Market Perspectives – May 16, 2019

Chicago Board of Trade Market News

Outlook: July corn futures are 27 1/4 cents (7.7 percent) higher than last Thursday’s close as the delayed planting pace prompted traders to add a “weather premium” to prices. The data showing the corn crop’s late start spurred aggressive short covering from managed money funds and helped propel the market higher. Corn futures’ recent gains have come even though the May WASDE was largely interpreted as bearish.

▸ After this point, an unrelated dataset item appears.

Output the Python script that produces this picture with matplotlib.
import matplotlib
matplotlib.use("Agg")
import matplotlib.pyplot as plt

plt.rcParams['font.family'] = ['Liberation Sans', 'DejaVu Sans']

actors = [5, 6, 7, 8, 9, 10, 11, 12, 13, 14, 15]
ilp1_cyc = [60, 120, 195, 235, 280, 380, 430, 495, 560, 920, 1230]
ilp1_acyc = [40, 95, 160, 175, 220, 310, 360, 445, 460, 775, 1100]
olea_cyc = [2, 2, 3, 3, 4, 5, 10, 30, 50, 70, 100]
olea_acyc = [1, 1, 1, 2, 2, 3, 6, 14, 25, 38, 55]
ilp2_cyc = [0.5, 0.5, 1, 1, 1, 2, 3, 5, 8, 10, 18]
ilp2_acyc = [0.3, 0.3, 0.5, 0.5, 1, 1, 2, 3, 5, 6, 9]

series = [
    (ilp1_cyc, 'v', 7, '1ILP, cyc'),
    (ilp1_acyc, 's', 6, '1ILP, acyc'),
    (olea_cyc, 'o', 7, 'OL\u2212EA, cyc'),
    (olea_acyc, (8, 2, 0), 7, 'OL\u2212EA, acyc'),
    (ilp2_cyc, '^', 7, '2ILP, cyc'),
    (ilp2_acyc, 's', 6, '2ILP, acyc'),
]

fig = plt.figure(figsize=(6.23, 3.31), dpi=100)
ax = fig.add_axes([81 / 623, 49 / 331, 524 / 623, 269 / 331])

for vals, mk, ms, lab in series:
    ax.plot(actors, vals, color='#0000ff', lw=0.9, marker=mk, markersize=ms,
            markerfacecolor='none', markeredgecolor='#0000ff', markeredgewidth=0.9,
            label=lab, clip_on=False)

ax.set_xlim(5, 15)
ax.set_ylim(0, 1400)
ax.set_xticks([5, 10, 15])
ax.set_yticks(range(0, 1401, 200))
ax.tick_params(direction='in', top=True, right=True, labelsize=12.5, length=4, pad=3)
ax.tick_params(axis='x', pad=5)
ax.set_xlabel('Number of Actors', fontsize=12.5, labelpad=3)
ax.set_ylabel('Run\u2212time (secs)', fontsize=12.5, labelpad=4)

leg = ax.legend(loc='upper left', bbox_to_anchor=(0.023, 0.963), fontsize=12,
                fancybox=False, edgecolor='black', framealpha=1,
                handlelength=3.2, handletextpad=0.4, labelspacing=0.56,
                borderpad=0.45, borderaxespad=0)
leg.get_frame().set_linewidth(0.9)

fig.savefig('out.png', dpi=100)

The May WASDE report was largely bearish the corn market, despite futures’ recent rally. USDA held its expectations of 2019 corn acreage steady from the March Planting Intentions report at 92.8 million. Despite the delayed planting, which will likely lower corn yield potential in some areas, USDA issued a 2019 U.S. yield forecast of 11.053 MT/ha (176 bushels/acre), which is just shy of the country’s record highs. The combination of yield and planted acres left USDA to forecast 2019/20 production of 381.78 MMT (15.03 million bushels) – a 4 percent increase from 2018/19.

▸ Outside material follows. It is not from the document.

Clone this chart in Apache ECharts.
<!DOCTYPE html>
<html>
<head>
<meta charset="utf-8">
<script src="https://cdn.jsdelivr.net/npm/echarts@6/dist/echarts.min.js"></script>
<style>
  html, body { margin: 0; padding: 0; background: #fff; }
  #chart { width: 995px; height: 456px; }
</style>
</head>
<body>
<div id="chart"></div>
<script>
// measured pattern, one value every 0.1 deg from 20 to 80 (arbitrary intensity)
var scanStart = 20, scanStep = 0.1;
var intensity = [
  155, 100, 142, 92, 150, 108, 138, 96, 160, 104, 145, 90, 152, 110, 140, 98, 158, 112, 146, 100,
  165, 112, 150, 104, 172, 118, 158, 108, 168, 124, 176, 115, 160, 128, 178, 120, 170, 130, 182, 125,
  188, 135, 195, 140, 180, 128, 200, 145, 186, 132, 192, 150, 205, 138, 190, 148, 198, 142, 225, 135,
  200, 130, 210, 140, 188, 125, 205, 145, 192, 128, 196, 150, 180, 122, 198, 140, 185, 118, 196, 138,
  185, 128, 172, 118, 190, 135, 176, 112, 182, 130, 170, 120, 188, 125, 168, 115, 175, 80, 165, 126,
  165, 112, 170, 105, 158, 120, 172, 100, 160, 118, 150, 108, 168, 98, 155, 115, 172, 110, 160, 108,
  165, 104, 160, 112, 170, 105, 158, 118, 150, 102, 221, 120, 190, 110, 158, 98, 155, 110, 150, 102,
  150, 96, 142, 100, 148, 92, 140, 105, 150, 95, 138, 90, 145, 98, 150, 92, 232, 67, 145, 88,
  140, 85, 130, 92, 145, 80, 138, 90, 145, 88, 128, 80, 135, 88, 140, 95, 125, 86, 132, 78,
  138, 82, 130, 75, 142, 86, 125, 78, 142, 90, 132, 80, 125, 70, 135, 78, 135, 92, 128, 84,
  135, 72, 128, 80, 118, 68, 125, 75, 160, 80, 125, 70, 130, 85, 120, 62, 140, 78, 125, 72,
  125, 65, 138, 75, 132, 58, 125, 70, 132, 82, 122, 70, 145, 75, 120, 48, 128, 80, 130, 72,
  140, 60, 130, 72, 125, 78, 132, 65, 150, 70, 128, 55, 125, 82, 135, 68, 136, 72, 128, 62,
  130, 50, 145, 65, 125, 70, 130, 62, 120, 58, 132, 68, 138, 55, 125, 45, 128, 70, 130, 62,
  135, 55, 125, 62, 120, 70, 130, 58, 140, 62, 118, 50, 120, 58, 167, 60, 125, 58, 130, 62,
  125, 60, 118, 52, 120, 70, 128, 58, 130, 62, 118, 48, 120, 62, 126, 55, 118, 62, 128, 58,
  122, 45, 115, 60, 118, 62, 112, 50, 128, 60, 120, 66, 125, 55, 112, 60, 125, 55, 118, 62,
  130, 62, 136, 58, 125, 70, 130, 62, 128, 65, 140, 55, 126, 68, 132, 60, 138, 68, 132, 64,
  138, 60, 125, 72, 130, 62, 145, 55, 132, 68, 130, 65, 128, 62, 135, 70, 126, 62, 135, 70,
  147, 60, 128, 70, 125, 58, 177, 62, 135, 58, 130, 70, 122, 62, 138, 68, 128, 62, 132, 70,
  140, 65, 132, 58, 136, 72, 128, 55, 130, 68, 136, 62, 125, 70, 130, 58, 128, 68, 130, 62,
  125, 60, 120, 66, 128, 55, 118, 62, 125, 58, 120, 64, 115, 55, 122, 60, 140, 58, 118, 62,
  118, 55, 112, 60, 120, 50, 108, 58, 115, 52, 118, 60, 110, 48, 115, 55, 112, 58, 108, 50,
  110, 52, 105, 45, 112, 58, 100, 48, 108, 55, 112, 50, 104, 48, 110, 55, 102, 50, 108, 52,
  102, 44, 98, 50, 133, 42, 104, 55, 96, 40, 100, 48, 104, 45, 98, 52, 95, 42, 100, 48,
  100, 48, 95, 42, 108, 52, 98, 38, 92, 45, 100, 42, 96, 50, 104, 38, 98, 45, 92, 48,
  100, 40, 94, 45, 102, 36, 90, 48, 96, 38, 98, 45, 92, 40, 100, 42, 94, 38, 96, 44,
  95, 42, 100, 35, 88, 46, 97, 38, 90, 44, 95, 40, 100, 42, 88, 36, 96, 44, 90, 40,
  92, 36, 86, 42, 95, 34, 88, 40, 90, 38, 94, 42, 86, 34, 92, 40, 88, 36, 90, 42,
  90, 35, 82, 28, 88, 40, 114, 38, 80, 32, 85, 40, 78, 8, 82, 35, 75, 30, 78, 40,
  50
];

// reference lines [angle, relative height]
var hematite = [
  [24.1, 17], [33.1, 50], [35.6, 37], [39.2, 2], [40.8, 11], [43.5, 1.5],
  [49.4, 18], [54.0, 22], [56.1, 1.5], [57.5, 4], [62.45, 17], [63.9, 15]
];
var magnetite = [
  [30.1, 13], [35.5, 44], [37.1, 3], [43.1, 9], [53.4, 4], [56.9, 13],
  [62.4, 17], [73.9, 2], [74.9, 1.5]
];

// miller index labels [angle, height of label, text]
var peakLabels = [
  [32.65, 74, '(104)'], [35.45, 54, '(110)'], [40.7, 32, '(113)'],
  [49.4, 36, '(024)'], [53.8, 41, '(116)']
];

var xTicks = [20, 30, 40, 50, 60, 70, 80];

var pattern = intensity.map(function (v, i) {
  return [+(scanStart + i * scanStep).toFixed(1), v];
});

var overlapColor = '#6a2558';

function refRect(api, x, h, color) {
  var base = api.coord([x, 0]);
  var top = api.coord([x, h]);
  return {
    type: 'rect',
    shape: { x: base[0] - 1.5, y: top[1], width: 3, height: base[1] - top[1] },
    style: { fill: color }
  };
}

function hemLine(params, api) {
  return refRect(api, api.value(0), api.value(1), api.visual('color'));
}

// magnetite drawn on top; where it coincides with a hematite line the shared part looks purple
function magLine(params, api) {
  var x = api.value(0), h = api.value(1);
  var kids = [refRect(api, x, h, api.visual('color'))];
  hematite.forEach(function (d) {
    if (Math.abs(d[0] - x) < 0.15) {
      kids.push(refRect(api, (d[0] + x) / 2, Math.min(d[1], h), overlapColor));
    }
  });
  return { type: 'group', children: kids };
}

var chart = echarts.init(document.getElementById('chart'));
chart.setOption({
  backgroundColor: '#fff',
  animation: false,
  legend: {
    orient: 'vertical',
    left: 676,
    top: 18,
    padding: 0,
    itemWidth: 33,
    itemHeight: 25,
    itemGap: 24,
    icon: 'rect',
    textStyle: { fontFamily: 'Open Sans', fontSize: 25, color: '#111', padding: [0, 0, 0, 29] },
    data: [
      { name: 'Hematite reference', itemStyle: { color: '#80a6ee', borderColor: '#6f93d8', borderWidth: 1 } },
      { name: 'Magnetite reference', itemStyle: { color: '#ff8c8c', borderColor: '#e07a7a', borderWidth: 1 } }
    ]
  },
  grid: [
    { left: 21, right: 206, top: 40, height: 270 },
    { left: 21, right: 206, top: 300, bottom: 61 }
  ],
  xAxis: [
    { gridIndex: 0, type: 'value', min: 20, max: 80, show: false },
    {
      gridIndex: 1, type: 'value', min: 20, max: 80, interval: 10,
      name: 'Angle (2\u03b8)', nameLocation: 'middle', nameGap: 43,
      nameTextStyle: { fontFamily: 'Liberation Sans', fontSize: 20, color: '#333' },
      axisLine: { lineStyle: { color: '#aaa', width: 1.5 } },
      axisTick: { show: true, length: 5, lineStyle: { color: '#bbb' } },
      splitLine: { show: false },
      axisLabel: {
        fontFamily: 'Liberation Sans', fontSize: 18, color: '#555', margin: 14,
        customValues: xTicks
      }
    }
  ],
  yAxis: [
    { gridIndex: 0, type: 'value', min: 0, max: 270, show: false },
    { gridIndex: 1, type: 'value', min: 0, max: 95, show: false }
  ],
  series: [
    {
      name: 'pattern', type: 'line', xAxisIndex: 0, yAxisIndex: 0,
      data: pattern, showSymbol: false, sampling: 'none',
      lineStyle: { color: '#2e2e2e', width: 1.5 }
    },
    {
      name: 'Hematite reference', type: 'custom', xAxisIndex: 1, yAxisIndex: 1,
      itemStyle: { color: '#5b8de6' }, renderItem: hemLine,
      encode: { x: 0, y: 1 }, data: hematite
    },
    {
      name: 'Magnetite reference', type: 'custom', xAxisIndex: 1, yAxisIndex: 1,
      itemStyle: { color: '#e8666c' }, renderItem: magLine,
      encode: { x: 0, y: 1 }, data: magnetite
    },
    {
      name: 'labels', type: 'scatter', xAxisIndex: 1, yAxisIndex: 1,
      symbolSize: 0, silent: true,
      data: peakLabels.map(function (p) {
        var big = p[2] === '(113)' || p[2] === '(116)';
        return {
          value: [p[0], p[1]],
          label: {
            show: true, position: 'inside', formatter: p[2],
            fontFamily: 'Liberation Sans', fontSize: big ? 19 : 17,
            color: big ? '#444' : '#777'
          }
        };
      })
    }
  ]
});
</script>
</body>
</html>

On the demand side, USDA increased domestic corn use 2 percent from 2018/19 after boosting feed and residual use 3 percent. The agency also anticipates a 1 percent reduction in exports; 2019/20 corn production is estimated at 381.78 MMT (15.03 bbu) and ending stocks at 63.13 MMT (2.485 bbu).

Beyond the U.S. corn forecast, USDA issued a tighter-supply outlook for sorghum, paring back planted acres 11 percent from 2018/19 and lowering the production forecast 15 percent. Exports were forecast 18 percent higher but total use estimates fell as feed/residual use was forecast lower. USDA lowered its ending stocks figure 25 percent but also issued a 2019/20 price forecast that was down 20 cents from the prior year. Further, USDA increased 2019/20 barley acres 4 percent. Barley ending stocks were forecast slightly higher while oats were left the same as 2018/19. USDA lowered its price forecast for both commodities.

Internationally, USDA increased its forecast of Brazil’s corn crop production to 101 MMT and Argentina’s to 49 MMT. World ending stocks for 2018/19 also saw a big jump from 314 to 325.95 MMT based on larger world production figures. USDA’s outlook for 2019/20 world ending stocks was slightly lower, but there is little known about that crop year’s true potential yet. If recent history is any judge, supplies and ending stocks will be ample.

Delayed corn planting was again noted in Monday’s USDA Crop Progress report; progress is at less than half the 5-year average pace and corn emergence is at only one-third its usually pace. Delayed planting may increases odds of higher-than-normal prevented plant acreage.

USDA’s weekly Export Sales report featured net sales of 553 KMT and weekly exports of 983.9 KMT. The export figure was down 15 percent from the prior week; YTD exports are up 8 percent. YTD bookings are down 11 percent, which is slightly below USDA’s anticipated yearly decrease in exports of 6 percent. Other highlights include 70.2 KMT of sorghum exports and 1,000 MT of barley exports; barley exports are up 85 percent YTD.

From a technical standpoint, July corn formed what’s typically a major reversal signal for chart technicians on Monday. The contract forged a new contract low before rallying to close above the prior day’s high – a classic “key reversal.” The contract has since rallied over 20 cents but has twice met significant resistance at $3.80 – a psychological resistance point that also presently marks the 100-day moving average. The strength of the rally suggests the market is unlikely to resume a bearish trend in the near-term. Rather, the market will trade sideways unless it can post a strong close above $3.80, at which point the market would then look to test $3.90 or $4.00.